ACTA ist dann am 4. Juli im Europäischen Parlament gescheitert. Und das war gut so. Denn was immer das Abkommen zum Schutz des geistigen Eigentums auch vorgesehen hat, durchgesetzt werden sollte jener auf Kosten der Privacy.
Kaum vorstellen kann man sich die Beträge, die heuer in der Wirtschaft in Frage standen: Um 20 Milliarden Euro etwa hat der griechische Staat seine Schulden verringert, als er am 30. November von ihm selbst ausgegebene Anleihen zu einem niedrigen Kurs zurückgekauft hat.
Facebook braucht für sowas keine Rückkaufaktion.
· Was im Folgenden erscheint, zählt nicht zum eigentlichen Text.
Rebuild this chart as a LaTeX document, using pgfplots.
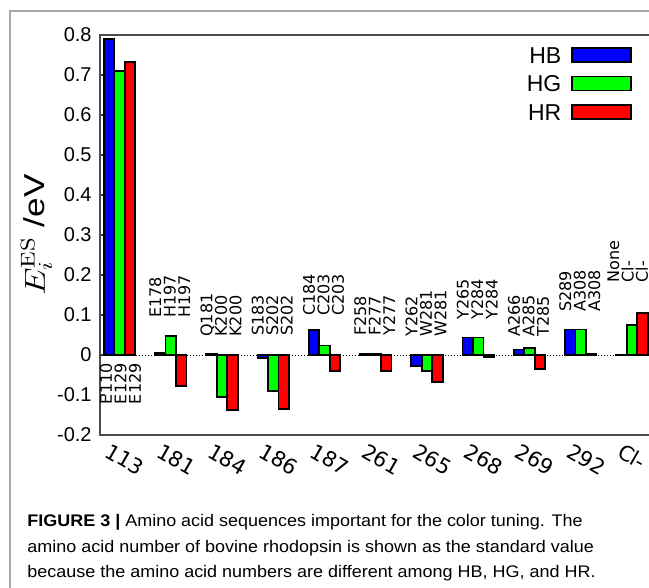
\documentclass[border=0pt]{standalone}
\usepackage{pgfplots}
\pgfplotsset{compat=1.18}
\usepackage[no-math]{fontspec}
\setmainfont{Liberation Sans}
\newfontfamily\dejavu{DejaVu Sans}
\newfontfamily\capfont{Liberation Sans}[FakeStretch=1.07]
\definecolor{HBc}{RGB}{0,0,255}
\definecolor{HGc}{RGB}{0,255,0}
\definecolor{HRc}{RGB}{255,0,0}
\begin{document}
\begin{tikzpicture}
\begin{scope}[x=0.5pt,y=-0.5pt]
\draw[black!35, line width=1.1pt] (10,640) -- (10,11) -- (700,11);
\end{scope}
\begin{axis}[
  at={(50pt,-217.5pt)}, anchor=south west,
  x=25.625pt, y=200pt,
  xmin=-0.38, xmax=10.45, ymin=-0.2, ymax=0.8,
  axis line style={draw=black!70, line width=0.8pt},
  tick align=inside,
  ytick={-0.2,-0.1,0,0.1,0.2,0.3,0.4,0.5,0.6,0.7,0.8},
  yticklabels={-0.2,-0.1,0,0.1,0.2,0.3,0.4,0.5,0.6,0.7,0.8},
  ytick pos=left,
  ytick style={draw=black!75, line width=0.6pt},
  major tick length=2.5pt,
  yticklabel style={font=\fontsize{10}{12}\selectfont, inner sep=0pt, xshift=-4pt},
  xtick={0,1,2,3,4,5,6,7,8,9,10},
  xticklabels={113,181,184,186,187,261,265,268,269,292,Cl-},
  xtick style={draw=none},
  xticklabel style={font=\dejavu\fontsize{10.5}{12}\selectfont, inner sep=0pt, xshift=-4pt, yshift=-3.5pt, rotate=-30, anchor=north west},
  extra y ticks={0},
  extra y tick labels={},
  extra y tick style={grid=major, major grid style={black, line width=0.5pt, dash pattern=on 0.6pt off 0.9pt}, major tick length=0pt},
  legend plot pos=right,
  legend cell align=right,
  legend style={at={(0.9586,0.9708)}, anchor=north east, draw=none, fill=none, inner sep=0pt, outer sep=0pt,
    font=\fontsize{11.5}{13}\selectfont, row sep=6pt, column sep=5pt,
    nodes={inner sep=0pt, text height=8.25pt, text depth=0pt}},
]
\addplot[ybar, bar width=5.25pt, bar shift=-5.25pt, fill=HBc, draw=black, line width=0.9pt,
  legend image code/.code={\draw[fill=HBc, draw=black, line width=0.9pt] (0pt,-3.5pt) rectangle (29.5pt,3.5pt);}]
  coordinates {(0,0.790) (1,0.005) (2,0.003) (3,-0.008) (4,0.062) (5,0.002) (6,-0.0275) (7,0.044) (8,0.014) (9,0.064) (10,0.001)};
\addlegendentry{HB}
\addplot[ybar, bar width=5.25pt, bar shift=0pt, fill=HGc, draw=black, line width=0.9pt,
  legend image code/.code={\draw[fill=HGc, draw=black, line width=0.9pt] (0pt,-3.5pt) rectangle (29.5pt,3.5pt);}]
  coordinates {(0,0.711) (1,0.048) (2,-0.104) (3,-0.089) (4,0.024) (5,0.004) (6,-0.040) (7,0.044) (8,0.017) (9,0.064) (10,0.075)};
\addlegendentry{HG}
\addplot[ybar, bar width=5.25pt, bar shift=5.25pt, fill=HRc, draw=black, line width=0.9pt,
  legend image code/.code={\draw[fill=HRc, draw=black, line width=0.9pt] (0pt,-3.5pt) rectangle (29.5pt,3.5pt);}]
  coordinates {(0,0.732) (1,-0.078) (2,-0.137) (3,-0.135) (4,-0.040) (5,-0.039) (6,-0.068) (7,-0.004) (8,-0.035) (9,0.004) (10,0.106)};
\addlegendentry{HR}
\tikzset{reslab/.style={rotate=90, inner sep=0pt, font=\dejavu\fontsize{8}{7.25}\selectfont}}
\node[reslab, anchor=east, align=right] at (axis cs:0.02,-0.02) {E110\\E129\\E129};
\node[reslab, anchor=west, align=left] at (axis cs:0.98,0.0925) {E178\\H197\\H197};
\node[reslab, anchor=west, align=left] at (axis cs:1.98,0.045) {Q181\\K200\\K200};
\node[reslab, anchor=west, align=left] at (axis cs:2.98,0.0475) {S183\\S202\\S202};
\node[reslab, anchor=west, align=left] at (axis cs:3.98,0.0975) {C184\\C203\\C203};
\node[reslab, anchor=west, align=left] at (axis cs:4.98,0.0475) {F258\\F277\\Y277};
\node[reslab, anchor=west, align=left] at (axis cs:5.98,0.045) {Y262\\W281\\W281};
\node[reslab, anchor=west, align=left] at (axis cs:6.98,0.0875) {Y265\\Y284\\Y284};
\node[reslab, anchor=west, align=left] at (axis cs:7.98,0.045) {A266\\A285\\T285};
\node[reslab, anchor=west, align=left] at (axis cs:8.98,0.1075) {S289\\A308\\A308};
\node[reslab, anchor=west, align=left, font=\dejavu\fontsize{8}{5.4}\selectfont] at (axis cs:9.92,0.18) {None\\Cl-\\Cl-};
\end{axis}
\begin{scope}[x=0.5pt,y=-0.5pt]
\node[rotate=90, anchor=base, inner sep=0pt] at (45,235) {\fontsize{14.4}{17}\selectfont\scalebox{1.22}[1]{$E_i^{\mathrm{ES}}$ /eV}};
\node[anchor=base west, inner sep=0pt] at (27,527) {\capfont\fontsize{8.4}{9}\selectfont\textbf{FIGURE 3 |} Amino acid sequences important for the color tuning. The};
\node[anchor=base west, inner sep=0pt] at (27,552.5) {\capfont\fontsize{8.4}{9}\selectfont amino acid number of bovine rhodopsin is shown as the standard value};
\node[anchor=base west, inner sep=0pt] at (27,578) {\capfont\fontsize{8.4}{9}\selectfont because the amino acid numbers are different among HB, HG, and HR.};
\pgfresetboundingbox
\path[use as bounding box] (0,0) rectangle (649,588);
\end{scope}
\end{tikzpicture}
\end{document}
Innerhalb nur eines Vierteljahres nach dem Börsengang am 18. Mai verlor das Unternehmen 52 Milliarden Dollar an Wert. – Eine Kursentwicklung allerdings, die für die Privacy hoffen lässt!
Facebooks Lieblingskonkurrent Twitter wiederum hat prominente Nutzer bekommen. Seit diesem Jahr lassen Peer Steinbrück und der Papst zwitschern. Der SPD-Kanzlerkandidat hat mittlerweile 9.557 Follower. Seiner Heiligkeit folgen derer 1.328.498.
Und seit Angela Jolie bei der Oscar-Verleihung am 26. Februar ihr rechtes Bein so allerliebst präsentierte, ist auch dieses selbstständig im Web 2.0 unterwegs. Ihm folgen 41.781. – Das zumindest kann man ja verstehen.
Um die Privacy verdient gemacht haben sich wiederum zwei andere Prominente. John McAfee ließ auf der Flucht ein GPS-Foto von sich machen. Und General David Petraeus verschickte von seinem G-Mail-Account aus ehewidrige Mails an die Reservistin Paula Broadwell, obwohl er hätte wissen können, dass Google seinen Geheimdienst-Kollegen gerne und bereitwillig die Zugangsdaten gibt. In der Folge musste er dann zurücktreten. – So selbstlos haben beiden Sicherheits-Experten auf die modernen Gefahren für die Privatsphäre aufmerksam gemacht.
Eigentlich könnte man auf 2012 auch unter dem Aspekt zurückblicken, welch schöne Frauen es doch gibt – Bettina Wulff und Paula Broadwell etwa – und was für seltsame Männer die doch manchmal haben. Aber dann müsste man auch über die eigene Frau nachdenken, und ebenfalls über den zugehörigen Mann. Das aber wären vielleicht unerquickliche Gedanken. Und die sollte man zum Jahreswechsel meiden und diese zwei Menschen statt dessen als schönsten Grund für die Privacy betrachten.